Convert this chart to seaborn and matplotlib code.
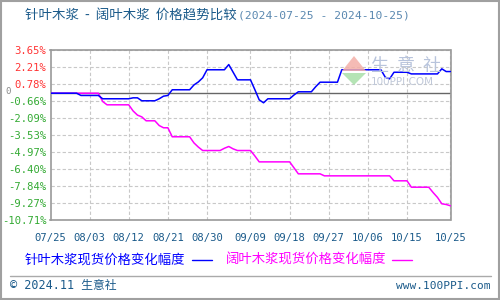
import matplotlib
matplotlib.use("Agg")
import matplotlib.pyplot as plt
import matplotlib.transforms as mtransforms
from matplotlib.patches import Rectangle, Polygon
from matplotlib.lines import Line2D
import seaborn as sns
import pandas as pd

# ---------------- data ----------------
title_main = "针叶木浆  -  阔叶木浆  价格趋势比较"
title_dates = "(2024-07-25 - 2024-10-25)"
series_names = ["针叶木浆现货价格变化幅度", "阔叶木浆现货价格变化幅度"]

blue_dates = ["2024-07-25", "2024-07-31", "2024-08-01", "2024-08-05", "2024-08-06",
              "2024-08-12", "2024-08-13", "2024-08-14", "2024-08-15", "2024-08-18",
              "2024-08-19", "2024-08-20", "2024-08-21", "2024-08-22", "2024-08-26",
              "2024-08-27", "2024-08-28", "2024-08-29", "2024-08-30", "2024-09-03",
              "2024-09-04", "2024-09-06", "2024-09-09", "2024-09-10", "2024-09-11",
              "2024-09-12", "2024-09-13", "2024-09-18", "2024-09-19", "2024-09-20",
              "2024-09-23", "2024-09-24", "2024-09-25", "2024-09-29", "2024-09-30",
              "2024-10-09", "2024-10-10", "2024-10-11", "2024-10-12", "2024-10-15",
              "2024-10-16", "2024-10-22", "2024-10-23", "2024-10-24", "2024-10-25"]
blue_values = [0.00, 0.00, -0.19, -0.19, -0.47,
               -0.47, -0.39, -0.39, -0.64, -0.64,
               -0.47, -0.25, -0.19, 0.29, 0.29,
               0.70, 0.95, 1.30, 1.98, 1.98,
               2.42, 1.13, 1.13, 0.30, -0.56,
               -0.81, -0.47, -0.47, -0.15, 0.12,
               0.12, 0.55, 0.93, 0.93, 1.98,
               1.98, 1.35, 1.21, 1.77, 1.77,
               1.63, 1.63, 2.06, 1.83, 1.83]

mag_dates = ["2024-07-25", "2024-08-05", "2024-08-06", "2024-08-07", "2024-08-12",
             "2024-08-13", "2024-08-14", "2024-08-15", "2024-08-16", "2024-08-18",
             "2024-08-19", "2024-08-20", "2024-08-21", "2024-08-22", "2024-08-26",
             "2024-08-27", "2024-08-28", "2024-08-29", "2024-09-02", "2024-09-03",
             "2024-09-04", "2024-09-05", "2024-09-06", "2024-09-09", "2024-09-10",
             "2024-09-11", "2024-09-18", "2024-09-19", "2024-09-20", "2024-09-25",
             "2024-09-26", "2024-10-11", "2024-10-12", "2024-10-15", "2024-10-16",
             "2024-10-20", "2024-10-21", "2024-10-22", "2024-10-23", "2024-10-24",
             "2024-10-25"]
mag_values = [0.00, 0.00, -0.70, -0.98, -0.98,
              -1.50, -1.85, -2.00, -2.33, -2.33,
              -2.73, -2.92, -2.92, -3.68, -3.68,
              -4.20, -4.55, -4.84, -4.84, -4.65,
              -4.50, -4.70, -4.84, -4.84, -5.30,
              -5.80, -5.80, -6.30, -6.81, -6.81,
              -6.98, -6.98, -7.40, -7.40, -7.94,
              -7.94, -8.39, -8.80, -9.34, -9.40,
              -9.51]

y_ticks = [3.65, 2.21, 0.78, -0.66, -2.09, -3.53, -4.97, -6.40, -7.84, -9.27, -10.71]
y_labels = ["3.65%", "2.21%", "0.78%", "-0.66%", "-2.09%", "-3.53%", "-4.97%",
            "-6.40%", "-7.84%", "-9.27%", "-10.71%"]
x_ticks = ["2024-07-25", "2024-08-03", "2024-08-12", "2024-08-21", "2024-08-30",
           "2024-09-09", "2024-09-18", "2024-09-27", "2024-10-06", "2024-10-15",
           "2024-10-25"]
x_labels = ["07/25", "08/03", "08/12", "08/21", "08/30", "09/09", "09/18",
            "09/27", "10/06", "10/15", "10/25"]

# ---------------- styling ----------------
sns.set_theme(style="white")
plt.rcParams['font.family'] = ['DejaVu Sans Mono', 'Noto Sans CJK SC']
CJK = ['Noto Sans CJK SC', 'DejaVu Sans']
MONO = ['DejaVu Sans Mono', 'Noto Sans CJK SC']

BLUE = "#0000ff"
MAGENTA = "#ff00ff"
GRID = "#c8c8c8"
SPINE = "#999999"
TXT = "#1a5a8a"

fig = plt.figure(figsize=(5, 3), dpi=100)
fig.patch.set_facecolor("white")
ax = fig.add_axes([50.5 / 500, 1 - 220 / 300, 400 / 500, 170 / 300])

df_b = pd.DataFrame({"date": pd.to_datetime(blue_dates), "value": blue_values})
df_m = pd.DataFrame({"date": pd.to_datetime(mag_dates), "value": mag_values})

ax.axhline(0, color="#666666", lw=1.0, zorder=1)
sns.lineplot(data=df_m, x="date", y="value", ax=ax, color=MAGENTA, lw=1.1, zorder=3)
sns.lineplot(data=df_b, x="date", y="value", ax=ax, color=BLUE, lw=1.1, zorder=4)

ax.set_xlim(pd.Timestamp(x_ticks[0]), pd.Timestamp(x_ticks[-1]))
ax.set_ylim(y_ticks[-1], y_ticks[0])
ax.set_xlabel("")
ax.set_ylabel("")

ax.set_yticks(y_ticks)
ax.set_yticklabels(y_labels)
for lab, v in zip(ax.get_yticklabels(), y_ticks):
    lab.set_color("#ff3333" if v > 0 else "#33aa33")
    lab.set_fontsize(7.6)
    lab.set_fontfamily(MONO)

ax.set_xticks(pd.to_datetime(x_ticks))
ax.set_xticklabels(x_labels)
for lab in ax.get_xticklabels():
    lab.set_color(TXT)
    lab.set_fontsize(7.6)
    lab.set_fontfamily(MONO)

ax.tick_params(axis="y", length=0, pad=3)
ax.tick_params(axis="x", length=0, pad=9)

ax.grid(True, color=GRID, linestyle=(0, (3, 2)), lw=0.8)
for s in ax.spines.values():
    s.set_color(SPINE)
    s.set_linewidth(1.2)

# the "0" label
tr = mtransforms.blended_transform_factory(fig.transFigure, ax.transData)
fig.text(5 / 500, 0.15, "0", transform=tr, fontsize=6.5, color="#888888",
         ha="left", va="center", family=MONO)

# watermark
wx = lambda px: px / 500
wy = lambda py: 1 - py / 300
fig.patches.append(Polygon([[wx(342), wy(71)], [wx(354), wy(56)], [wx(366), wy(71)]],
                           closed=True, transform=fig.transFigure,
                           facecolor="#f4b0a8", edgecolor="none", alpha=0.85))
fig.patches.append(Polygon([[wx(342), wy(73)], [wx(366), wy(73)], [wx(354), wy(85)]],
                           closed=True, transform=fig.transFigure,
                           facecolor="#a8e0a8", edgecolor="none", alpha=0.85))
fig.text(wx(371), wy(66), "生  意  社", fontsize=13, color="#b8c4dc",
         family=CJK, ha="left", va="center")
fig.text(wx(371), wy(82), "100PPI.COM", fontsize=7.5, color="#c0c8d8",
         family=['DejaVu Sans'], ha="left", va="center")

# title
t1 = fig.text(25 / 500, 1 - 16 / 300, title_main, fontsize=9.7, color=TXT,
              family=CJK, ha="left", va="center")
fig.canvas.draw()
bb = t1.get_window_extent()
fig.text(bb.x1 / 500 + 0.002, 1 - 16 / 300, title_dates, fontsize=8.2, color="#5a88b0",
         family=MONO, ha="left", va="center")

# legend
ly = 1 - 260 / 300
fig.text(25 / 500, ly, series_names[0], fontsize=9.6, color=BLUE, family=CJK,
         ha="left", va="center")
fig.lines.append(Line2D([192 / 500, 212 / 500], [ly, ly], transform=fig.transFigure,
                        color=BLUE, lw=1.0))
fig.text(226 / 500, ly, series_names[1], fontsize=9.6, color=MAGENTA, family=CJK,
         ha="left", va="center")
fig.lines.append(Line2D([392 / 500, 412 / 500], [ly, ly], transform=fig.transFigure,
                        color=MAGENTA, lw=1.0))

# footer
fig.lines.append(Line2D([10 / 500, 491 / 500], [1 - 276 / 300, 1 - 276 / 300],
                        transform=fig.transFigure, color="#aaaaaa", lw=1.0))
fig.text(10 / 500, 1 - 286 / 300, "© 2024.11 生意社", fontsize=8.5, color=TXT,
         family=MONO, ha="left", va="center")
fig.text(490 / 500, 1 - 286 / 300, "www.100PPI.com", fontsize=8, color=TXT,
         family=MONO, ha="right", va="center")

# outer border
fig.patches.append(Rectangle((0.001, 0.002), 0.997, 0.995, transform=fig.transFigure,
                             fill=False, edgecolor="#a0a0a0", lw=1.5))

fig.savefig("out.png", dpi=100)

========================

§ **TASK DETAILS**: Write out exactly the lines between the start of the data and the line with "import pandas as pd", including both, but none of the pictures.

§ **THE SOLUTION**:
Convert this chart to seaborn and matplotlib code.
import matplotlib
matplotlib.use("Agg")
import matplotlib.pyplot as plt
import matplotlib.transforms as mtransforms
from matplotlib.patches import Rectangle, Polygon
from matplotlib.lines import Line2D
import seaborn as sns
import pandas as pd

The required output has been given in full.